Within these two categories you will find that the proposals differ greatly on the following points:
• Instruction width and encoding
• Number of additional registers, if any
• Number of new addressing modes, if any
• New instructions, if any
• Fixed purpose vs. general purpose registers
• External bus width
• Addressing modes
• Width of the registers
• Level of backwards compatibility, if any
• Byte addressable or Word addressable
• Pipelining, if any
• Caches, if any
Floating point and memory management are also two topics that vary between designs, but many designs leave them out entirely, or it is stated that these features can be added later.
Variations in design are also driven by a number of factors:
• Designer preference
• Target language for primary users (Forth, C, Assembly, etc.)
• General purpose computing vs. embedded computing
• Linux Support
• Multitasking support
• Target cost point
• Optimize for low latency/context switching/interrupts
With so much to consider, it is no wonder there are so many divergent ideas on how to move forward with 65XX.
My OpinionIn my opinion, approaches that adhere more closely to the original accumulator-memory design of the 6502 are more interesting and potentially more applicable to the embedded market.
Adding a bunch of general purpose registers adds size and complexity (dual, triple port, etc.) to the register file. Turning the 6502 into a clever, but efficient CISC architecture feels less interesting to me and would lump the 6502 in with other efficient CISC architectures. Why build another Motorola Coldfire?
I know folks love their registers, and their C-compilers, but it is not for me.
But what if we could design a 65XX architecture that was easy to target with C, but still adhered to a 5 32-bit register design?

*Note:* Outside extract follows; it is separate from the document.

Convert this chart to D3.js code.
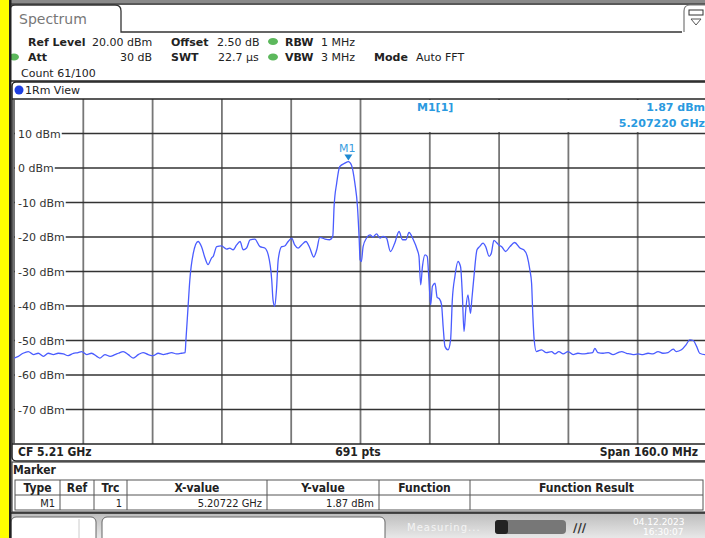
<!DOCTYPE html>
<html lang="en">
<head>
<meta charset="UTF-8">
<title>Spectrum</title>
<script src="https://cdn.jsdelivr.net/npm/d3@7"></script>
<style>
html,body {margin:0;padding:0;background:#fff;}
svg {display:block;font-family:"DejaVu Sans",Verdana,sans-serif;}
.cond {font-family:"DejaVu Sans Condensed","DejaVu Sans",sans-serif;}
</style>
</head>
<body>
<div id="chart"></div>
<script>
// trace: MHz from start of span (5.13 GHz) and level in dBm
const freqMHz = [0,1,2.1,3.3,4.5,5.6,6.8,7.9,9.1,10.2,11.4,12.5,13.7,14.8,15.6,16.8,17.9,19.1,19.8,21,22.2,23.3,24.1,25.2,26.4,27.5,28.7,29.8,31,32.1,33.3,34.5,35.2,36.4,37.5,38.7,39.5,
  39.7,40.2,40.6,41.4,42.5,43.3,44.1,44.8,45.6,46,46.8,47.9,49.1,49.8,50.6,51.4,52.2,52.9,53.7,54.5,55.6,56.8,57.9,58.7,59.5,59.8,60.2,60.6,61,61.8,62.5,63.3,64.1,64.8,65.6,66.4,67.4,68.3,69.2,69.9,70.6,71.8,72.9,73.6,
  73.9,74.5,75.2,76.4,77.2,77.9,78.7,79.3,79.7,79.9,80.2,80.6,81.4,82.2,82.9,83.7,84.5,85.2,86,86.9,87.9,88.9,89.7,90.5,91.2,92.2,93.1,93.5,93.9,94.3,94.9,95.4,95.8,96.2,96.6,97.2,97.7,98.2,98.7,99.1,99.5,100.2,100.8,
  101.2,101.8,102.5,103.1,103.5,103.9,104.3,104.8,105.4,105.7,106.2,106.9,107.5,108.3,108.9,109.7,110.2,110.8,111.4,111.9,112.6,113.5,114.5,115.6,116.8,117.7,118.5,119.1,119.5,119.8,120.1,120.6,
  121.8,122.9,124.1,124.9,125.8,126.8,127.9,129.1,130.2,131.4,132.5,133.6,134.1,134.8,136,137.2,138.3,139.5,140.3,141.4,142.2,142.9,144.1,145.2,146.4,147.5,148.7,149.8,151,152.2,152.9,154.1,155.2,156,156.8,157.6,158.3,159.5,160];
const levelDbm = [-55.1,-54.6,-53.7,-53.2,-54.1,-53.7,-54.6,-53.7,-54.1,-53.7,-53.9,-54.4,-53.7,-53.5,-53.2,-54.1,-53.7,-54.6,-55.1,-54.1,-54.6,-54.1,-53.7,-53.2,-54.1,-55.1,-54.1,-53.5,-54.1,-54.4,-53.7,-54.1,-53.9,-53.5,-53.9,-53.7,-53.5,
  -49.8,-40,-32.4,-24.7,-21.3,-22.8,-26.1,-28,-26.1,-25.6,-22.8,-22.6,-23.5,-23.2,-23.7,-22.3,-21.3,-23.7,-23.2,-20.8,-20.6,-22.8,-23.2,-25.2,-32.4,-38.2,-40.1,-35.3,-26.6,-22.8,-22.6,-21.3,-20.3,-22.3,-23.2,-22.3,-21.3,-23.2,-25.8,-23.7,-20.1,-20.6,-20.8,-19.8,
  -11.2,-4.4,0.4,1.4,1.87,0.9,-4.4,-11.2,-20.8,-26.6,-27.1,-22.8,-20.3,-19.4,-20,-19.1,-20.3,-19.8,-20.3,-24.2,-21.8,-18.4,-20.8,-20.8,-18.7,-20.8,-23.7,-25.6,-33.9,-28.6,-25.2,-25.6,-32.4,-39.7,-34.3,-33.4,-37.5,-37.9,-39.5,-46.3,-51.7,-52.7,-49.8,
  -38.2,-31.4,-27.1,-28.6,-36.3,-47.4,-41.1,-36.8,-42.1,-38.2,-31.4,-23.7,-22.8,-21.8,-22.8,-25.6,-24.7,-21,-21.6,-22.3,-22.8,-24.2,-22.8,-21.6,-23.2,-23.7,-25.6,-29.5,-33.4,-43,-49.8,-53.2,
  -52.7,-53.5,-53.2,-53.9,-53.2,-53.9,-53.2,-54.1,-53.7,-53.9,-53.7,-53.5,-52.3,-53.5,-53.7,-53.5,-54.1,-53.5,-53.2,-53.7,-53.9,-54.1,-53.9,-54.1,-53.7,-53.9,-53.2,-53.7,-53.5,-52.5,-53.2,-52.7,-51.2,-49.8,-50,-51.7,-53.7,-54.1,-54.1];

const levelTicks = [10,0,-10,-20,-30,-40,-50,-60,-70];
const freqGrid = [16,32,48,64,80,96,112,128,144];

const marker = {name:"M1", f:77.2, level:1.87, label:"M1[1]", readLevel:"1.87 dBm", readFreq:"5.207220 GHz"};

const infoRows = [
  [{t:"Ref Level",x:28,b:1},{t:"20.00 dBm",x:92},{t:"Offset",x:171,b:1},{t:"2.50 dB",x:217},{dot:273},{t:"RBW",x:285,b:1},{t:"1 MHz",x:321}],
  [{dot:14},{t:"Att",x:28,b:1},{t:"30 dB",x:152,a:"end"},{t:"SWT",x:171,b:1},{t:"22.7 µs",x:218},{dot:273},{t:"VBW",x:285,b:1},{t:"3 MHz",x:321},{t:"Mode",x:374,b:1},{t:"Auto FFT",x:416}],
  [{t:"Count 61/100",x:21}]
];

const tableCols = ["Type","Ref","Trc","X-value","Y-value","Function","Function Result"];
const tableEdges = [15,60,94,127,267,379,470,703];
const tableRow = ["M1","","1","5.20722 GHz","1.87 dBm","",""];

const W = 705, H = 538;
const svg = d3.select("#chart").append("svg").attr("width", W).attr("height", H);

const x = d3.scaleLinear().domain([0,160]).range([14,707]);
const y = d3.scaleLinear().domain([-80,20]).range([444,99]);

// left stripe + top band
svg.append("rect").attr("x",0).attr("y",0).attr("width",W).attr("height",H).attr("fill","#fff");
svg.append("rect").attr("x",0).attr("y",0).attr("width",W).attr("height",3).attr("fill","#8a8a8a");
svg.append("line").attr("x1",0).attr("x2",W).attr("y1",4).attr("y2",4).attr("stroke","#222").attr("stroke-width",1.5);

// tab
svg.append("path")
  .attr("d","M10,33 L10,10 Q10,5 15,5 L115,5 Q121,5 121,11 L121,32 L682,32")
  .attr("fill","#fff").attr("stroke","#333").attr("stroke-width",1.3);
svg.append("text").attr("x",19).attr("y",24).attr("font-size",14).attr("fill","#777").text("Spectrum");
// top right icon
svg.append("path").attr("d","M705,5 L690,5 Q684,5 684,11 L684,32")
  .attr("fill","none").attr("stroke","#777").attr("stroke-width",1.2);
svg.append("rect").attr("x",689).attr("y",10).attr("width",14).attr("height",5).attr("fill","none").attr("stroke","#333");
svg.append("path").attr("d","M691,19 L701,19 L696,25 Z").attr("fill","none").attr("stroke","#555");

// info block
svg.append("line").attr("x1",11).attr("x2",W).attr("y1",81).attr("y2",81).attr("stroke","#222").attr("stroke-width",1.3);
infoRows.forEach((row,i) => {
  const cy = [41.5,57,73][i];
  row.forEach(d => {
    if (d.dot !== undefined) {
      svg.append("ellipse").attr("cx",d.dot).attr("cy",cy).attr("rx",5).attr("ry",3.5).attr("fill","#5cb85c");
    } else {
      svg.append("text").attr("x",d.x).attr("y",cy+4).attr("font-size",11)
        .attr("font-weight",d.b ? "bold" : "normal").attr("text-anchor",d.a || "start")
        .attr("fill","#222").text(d.t);
    }
  });
});

// window frame
svg.append("rect").attr("x",12).attr("y",82).attr("width",700).attr("height",379).attr("rx",4)
  .attr("fill","#fff").attr("stroke","#222").attr("stroke-width",1.5);
svg.append("circle").attr("cx",19).attr("cy",90).attr("r",4.5).attr("fill","#1f3fe0");
svg.append("text").attr("x",25).attr("y",94).attr("font-size",11).attr("fill","#222").text("1Rm View");

// plot grid
const plot = svg.append("g");
plot.selectAll(".vg").data(freqGrid).join("line")
  .attr("x1",d=>x(d)).attr("x2",d=>x(d)).attr("y1",99).attr("y2",444)
  .attr("stroke","#777").attr("stroke-width",1.8);
plot.selectAll(".hg").data(levelTicks).join("line")
  .attr("x1",14).attr("x2",707).attr("y1",d=>y(d)).attr("y2",d=>y(d))
  .attr("stroke","#333").attr("stroke-width",1.4);
plot.append("line").attr("x1",12).attr("x2",707).attr("y1",99).attr("y2",99).attr("stroke","#222").attr("stroke-width",1.5);
plot.append("line").attr("x1",12).attr("x2",707).attr("y1",444).attr("y2",444).attr("stroke","#222").attr("stroke-width",1.5);
plot.append("line").attr("x1",14).attr("x2",14).attr("y1",99).attr("y2",444).attr("stroke","#444").attr("stroke-width",1.5);

// marker readout box hides grid top
plot.append("rect").attr("x",396).attr("y",100).attr("width",311).attr("height",32).attr("fill","#fff");

// level labels
levelTicks.forEach(v => {
  const t = plot.append("text").attr("x",18).attr("y",y(v)+4).attr("font-size",11).attr("fill","#333")
    .text(v + " dBm");
  const w = t.node().getComputedTextLength();
  plot.insert("rect","text").attr("x",15).attr("y",y(v)-6).attr("width",w+4).attr("height",12).attr("fill","#fff");
});

// trace
svg.append("clipPath").attr("id","clip").append("rect").attr("x",14).attr("y",99).attr("width",693).attr("height",345);
const line = d3.line().x((d,i)=>x(freqMHz[i])).y(d=>y(d)).curve(d3.curveMonotoneX);
svg.append("path").datum(levelDbm).attr("clip-path","url(#clip)")
  .attr("d",line).attr("fill","none").attr("stroke","#4a5cff").attr("stroke-width",1.3);

// marker
const mx = x(marker.f), my = y(marker.level);
svg.append("path").attr("d",`M${mx-4},${my-7} L${mx+4},${my-7} L${mx},${my-1} Z`).attr("fill","#1e88d0");
svg.append("text").attr("x",mx-1).attr("y",my-10).attr("text-anchor","middle").attr("font-size",11)
  .attr("fill","#3a9ee0").text(marker.name);
svg.append("text").attr("x",417).attr("y",111).attr("font-size",11).attr("font-weight","bold")
  .attr("fill","#2a9ae0").text(marker.label);
svg.append("text").attr("x",705).attr("y",111).attr("text-anchor","end").attr("font-size",11).attr("font-weight","bold")
  .attr("fill","#2a9ae0").text(marker.readLevel);
svg.append("text").attr("x",705).attr("y",127).attr("text-anchor","end").attr("font-size",11).attr("font-weight","bold")
  .attr("fill","#2a9ae0").text(marker.readFreq);

// bottom bar
svg.append("text").attr("class","cond").attr("x",18).attr("y",456).attr("font-size",12).attr("font-weight","bold").attr("fill","#222").text("CF 5.21 GHz");
svg.append("text").attr("class","cond").attr("x",358).attr("y",456).attr("text-anchor","middle").attr("font-size",12).attr("font-weight","bold").attr("fill","#222").text("691 pts");
svg.append("text").attr("class","cond").attr("x",698).attr("y",456).attr("text-anchor","end").attr("font-size",12).attr("font-weight","bold").attr("fill","#222").text("Span 160.0 MHz");

// marker table
svg.append("rect").attr("x",12).attr("y",462).attr("width",700).attr("height",50).attr("fill","#fff").attr("stroke","#444").attr("stroke-width",1.2);
svg.append("text").attr("class","cond").attr("x",13).attr("y",474).attr("font-size",12).attr("font-weight","bold").attr("fill","#222").text("Marker");
svg.append("rect").attr("x",15).attr("y",480).attr("width",688).attr("height",30).attr("fill","none").attr("stroke","#555");
svg.append("line").attr("x1",15).attr("x2",703).attr("y1",495).attr("y2",495).attr("stroke","#555");
tableEdges.slice(1,-1).forEach(e => {
  svg.append("line").attr("x1",e).attr("x2",e).attr("y1",480).attr("y2",510).attr("stroke","#555");
});
tableCols.forEach((c,i) => {
  svg.append("text").attr("class","cond").attr("x",(tableEdges[i]+tableEdges[i+1])/2).attr("y",492)
    .attr("text-anchor","middle").attr("font-size",12).attr("font-weight","bold").attr("fill","#222").text(c);
  svg.append("text").attr("class","cond").attr("x",tableEdges[i+1]-5).attr("y",507)
    .attr("text-anchor","end").attr("font-size",11).attr("fill","#222").text(tableRow[i]);
});

// status bar
const grad = svg.append("defs").append("linearGradient").attr("id","sb").attr("x1",0).attr("x2",0).attr("y1",0).attr("y2",1);
grad.append("stop").attr("offset","0%").attr("stop-color","#bdbdbd");
grad.append("stop").attr("offset","100%").attr("stop-color","#e8e8e8");
svg.append("rect").attr("x",0).attr("y",513).attr("width",W).attr("height",25).attr("fill","url(#sb)");
svg.append("line").attr("x1",0).attr("x2",W).attr("y1",513).attr("y2",513).attr("stroke","#222").attr("stroke-width",1.5);
svg.append("rect").attr("x",11).attr("y",517).attr("width",85).attr("height",26).attr("rx",5).attr("fill","#fff").attr("stroke","#666");
svg.append("line").attr("x1",79).attr("x2",79).attr("y1",519).attr("y2",538).attr("stroke","#ccc");
svg.append("rect").attr("x",102).attr("y",517).attr("width",283).attr("height",26).attr("rx",5).attr("fill","#fff").attr("stroke","#666");
svg.append("text").attr("x",407).attr("y",531).attr("font-size",10).attr("fill","#f4f4f4").attr("letter-spacing",1).text("Measuring...");
svg.append("rect").attr("x",495).attr("y",520).attr("width",71).attr("height",14).attr("rx",4).attr("fill","#777");
svg.append("rect").attr("x",495).attr("y",520).attr("width",13).attr("height",14).attr("rx",3).attr("fill","#222");
svg.append("text").attr("x",573).attr("y",532).attr("font-size",12).attr("font-weight","bold").attr("fill","#333").text("\u2215/\u2215");
svg.append("text").attr("x",633).attr("y",525).attr("font-size",9).attr("fill","#fff").text("04.12.2023");
svg.append("text").attr("x",643).attr("y",535).attr("font-size",9).attr("fill","#fff").text("16:30:07");

// left yellow stripe
svg.append("rect").attr("x",0).attr("y",0).attr("width",9).attr("height",H).attr("fill","#ffff00");
svg.append("rect").attr("x",9).attr("y",0).attr("width",2.5).attr("height",H).attr("fill","#222");
</script>
</body>
</html>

My Design (from 1000 feet) – YA326502A……………………………….. 32-bit Accumulator
X……………………………….. 32-bit Index/Data Register
Y……………………………….. 32-bit Index/Data Register
SP0, SP1, SP2, SP3……........ 32-bit (4 x 8-bit stack pointers)
PC……………………………... 32-bit Program Counter
SR……………………………… 8-bit Status Register
There are also 4 “fast page” areas, byte addressable that take up the first kilobyte of memory (4 x 256 bytes).
The stacks are byte addressable, so the 4 stacks take up the second kilobyte of memory (4 x 256 bytes).
Byte addressing is very important to the embedded market and makes string handling easier.
Instructions are all 16-bits long plus an operand (16, 24, 32, or 48 bits long in total). Single operands or offsets only. If you run a 16 or 32 bit operation on the stack or "fast page" it operates on the word or longword starting at the byte referenced.
****
Why not have a single, flat 32-bit stack? First of all, this is boring. Secondly, the stack operations will be slow without a lot of cache, because you have to go out to main memory. I would like to run this at a few hundred Mhz. My design has 1K of stack, which can be trivially included on-die. Same with the 4 “fast pages.”
Having 4 small stacks also allows you to easily implement threaded languages. Chuck Moore would think 256-deep stacks are luxurious
In fact if I were to add instructions, I might include some that work on stack pairs explicitly as data and return stacks.
Having 4 “fast pages” makes implementing a C compiler much easier.
Having 4 small stacks and 4 “fast pages” also makes “small multitasking” easy to implement, allowing you to run a couple of tasks concurrently without having to swap in and out of memory.
Finally, I can envision the processor also having what I would call a “Fast interrupt” mode. In this mode only 1 stack and 1 “fast page” are exposed to the programmer. In the event of an interrupt that requires a context switch, the other stacks and “fast pages” would allow you to go three levels deep on context switching without going out to main memory.
If a wide memory bus (64/128bits) were implemented in the 2K of on-die stack/fast page memory, and you reserved some fast page to save the registers, you could switch context very, very quickly.
****
Of course an MMU could be added later which could isolate stacks between kernel and user space programs. It could also remap the 4 stacks and "fast pages" anywhere in memory, but then they aren’t as fast anymore. I really dislike it when the 65XX starts to look too much like just another “large system” processor.
The MMU could also prevent one program from overwriting the stack and fast page of another program, or decide when programs can share a fast page, etc. I think in this regard a simple MMU might be very useful. Sharing access to a direct page can be a great way to pass data between programs.
****
I haven’t decided on how to tell the processor to switch stacks and fast pages. I could have addressing modes for each stack and fast page. With 16 bits of instructions there are more than enough opcodes for this approach and a half-decent assembler with simple mnemonics would make it bone simple. This is what I am leaning toward.
Another approach would be to flip some bits in the status register, but I don’t like adding more state to the processor.
****
What do folks think, would this be an interesting design to pursue?
I think I’ve cooked up something that would be fun to program in assembly, easy to implement C and Forth, and would still fit very well into the embedded market where 65XX currently lives.